Een deel van het sap gaat in de traditionele houten 1000-liter Fuder-vaten (voor natuurlijke gisting en beluchting), en een deel in roestvrijstalen tanks.
Aangezien men de sappen natuurlijk laat fermenteren, kan dit proces 8 tot 10 maanden duren. Soms kan het nog langer – de druiven bepalen alles, niet de wijnmakers. De uiteindelijke wijnen krijgen op de fles een capsule in de kleur van leisteen waarop ze werden geteeld: blauw, grijs dan wel rood. Elk leisteentype geeft de wijn een eigen karakter in de smaak.

Leuk detail: Clemens en Rita wonen aan de ene kant van de Moezel, maar hun wijngaarden liggen aan de overkant. Als ze erheen willen, moeten ze de veerboot nemen of twintig minuten omrijden met de wagen. Ze zien hun wijngaarden dus, maar kunnen er niet bij.

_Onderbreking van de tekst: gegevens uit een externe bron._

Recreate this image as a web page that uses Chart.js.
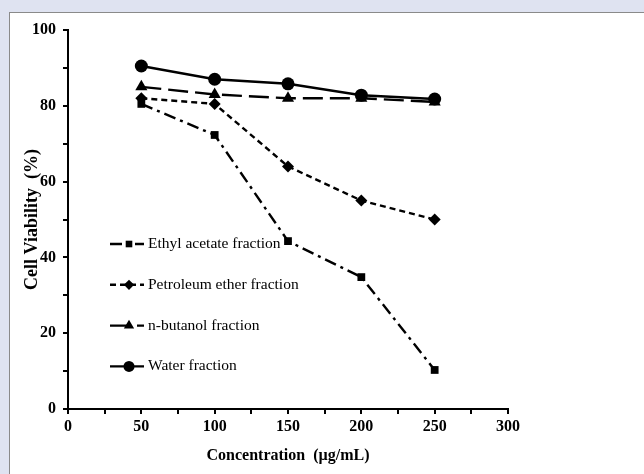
<!DOCTYPE html>
<html>
<head>
<meta charset="utf-8">
<script src="https://cdn.jsdelivr.net/npm/chart.js@4"></script>
<style>
  html, body { margin: 0; padding: 0; background: #dfe3f1; overflow: hidden; }
  #panel { position: absolute; left: 9px; top: 12px; width: 640px; height: 470px;
           background: #fff; border: 1px solid #8a8a8a; }
  #chart { position: absolute; left: 0; top: 0; }
</style>
</head>
<body>
<div id="panel"><canvas id="chart" width="634" height="461"></canvas></div>
<script>
const concentrations = [50, 100, 150, 200, 250];
const ethylAcetate = [80.5, 72.3, 44.3, 34.8, 10.3];
const petroleumEther = [82, 80.5, 64, 55, 50];
const nButanol = [85, 83, 82, 82, 81];
const water = [90.5, 87, 85.8, 82.8, 81.8];
const seriesLabels = ['Ethyl acetate fraction', 'Petroleum ether fraction', 'n-butanol fraction', 'Water fraction'];
const xTitle = 'Concentration  (\u00b5g/mL)';
const yTitle = 'Cell Viability  (%)';

const serif = "'Liberation Serif', 'Times New Roman', serif";

function makeSet(label, values, dash, marker, radius) {
  return {
    label: label,
    data: concentrations.map((c, i) => ({ x: c, y: values[i] })),
    borderColor: '#000',
    backgroundColor: '#000',
    borderWidth: 2.4,
    borderDash: dash,
    pointStyle: marker,
    pointRadius: radius,
    pointHoverRadius: radius,
    pointBorderWidth: 0,
    tension: 0,
    fill: false
  };
}

// legend drawn inside the plot area, from the datasets
const innerLegend = {
  id: 'innerLegend',
  afterDraw(chart, args, opts) {
    const ctx = chart.ctx;
    ctx.save();
    chart.data.datasets.forEach((ds, i) => {
      const y = opts.top + i * opts.gap;
      ctx.strokeStyle = ds.borderColor;
      ctx.lineWidth = ds.borderWidth;
      ctx.setLineDash(ds.borderDash || []);
      ctx.beginPath();
      ctx.moveTo(opts.left, y);
      ctx.lineTo(opts.left + opts.lineLen, y);
      ctx.stroke();
      ctx.setLineDash([]);
      ctx.fillStyle = ds.backgroundColor;
      Chart.helpers.drawPoint(ctx, { pointStyle: ds.pointStyle, radius: ds.pointRadius * 0.85, borderWidth: 0 },
        opts.left + opts.lineLen / 2 + 2, y);
      ctx.fillStyle = '#000';
      ctx.font = '15.5px ' + serif;
      ctx.textBaseline = 'middle';
      ctx.fillText(ds.label, opts.left + opts.lineLen + 4, y);
    });
    ctx.restore();
  }
};

new Chart(document.getElementById('chart'), {
  type: 'line',
  data: {
    datasets: [
      makeSet(seriesLabels[0], ethylAcetate, [12, 5, 3, 5], 'rect', 5.5),
      makeSet(seriesLabels[1], petroleumEther, [6, 4], 'rectRot', 6),
      makeSet(seriesLabels[2], nButanol, [20, 7], 'triangle', 7),
      makeSet(seriesLabels[3], water, [], 'circle', 6.5)
    ]
  },
  plugins: [innerLegend],
  options: {
    responsive: false,
    animation: false,
    layout: { padding: { left: 0, top: 17, right: 136, bottom: 0 } },
    plugins: {
      legend: { display: false },
      tooltip: { enabled: false },
      innerLegend: { left: 100, top: 231, gap: 40.8, lineLen: 34 }
    },
    scales: {
      x: {
        type: 'linear',
        min: 0, max: 300,
        afterFit(axis) { axis.height = 65; },
        border: { display: true, color: '#000', width: 2 },
        grid: { display: true, drawOnChartArea: false, drawTicks: true, tickLength: 5, color: '#000', lineWidth: 2 },
        ticks: {
          stepSize: 25, autoSkip: false, maxRotation: 0, padding: 3, color: '#000',
          font: { family: serif, size: 16, weight: 'bold' },
          callback: v => (v % 50 === 0 ? v : '')
        },
        title: {
          display: true, text: xTitle, color: '#000',
          font: { family: serif, size: 16, weight: 'bold' },
          padding: { top: 0, bottom: 9 }
        }
      },
      y: {
        min: 0, max: 100,
        afterFit(axis) { axis.width = 58; },
        border: { display: true, color: '#000', width: 2 },
        grid: { display: true, drawOnChartArea: false, drawTicks: true, tickLength: 5, color: '#000', lineWidth: 2 },
        ticks: {
          stepSize: 10, autoSkip: false, padding: 7, color: '#000',
          font: { family: serif, size: 16, weight: 'bold' },
          callback: v => (v % 20 === 0 ? v : '')
        },
        title: {
          display: true, text: yTitle, color: '#000',
          font: { family: serif, size: 18, weight: 'bold' },
          padding: { top: 12, bottom: 0 }
        }
      }
    }
  }
});
</script>
</body>
</html>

Clemens Busch is sinds het begin van jaren 80 lid van OINOS, een groep Moezel-wijnmakers die, in navolging van de ideeën van Rudolf Steiner, sterk gelooft in de invloed van kosmos op alle organismen. Verder behoren ze sinds 2015 tot Respekt, vereniging van wijnboeren die biodynamisch werken – zowel uit idealisme als plichtsbesef. 

Clemens Busch behoort tot de vijfde generatie wijnmakers. Al zijn voorgangers noemden hun eerste zoon Clemens, maar als zelfverklaarde beeldenstormer koos hij ‘Florian’ als naam voor zijn eigen nageslacht.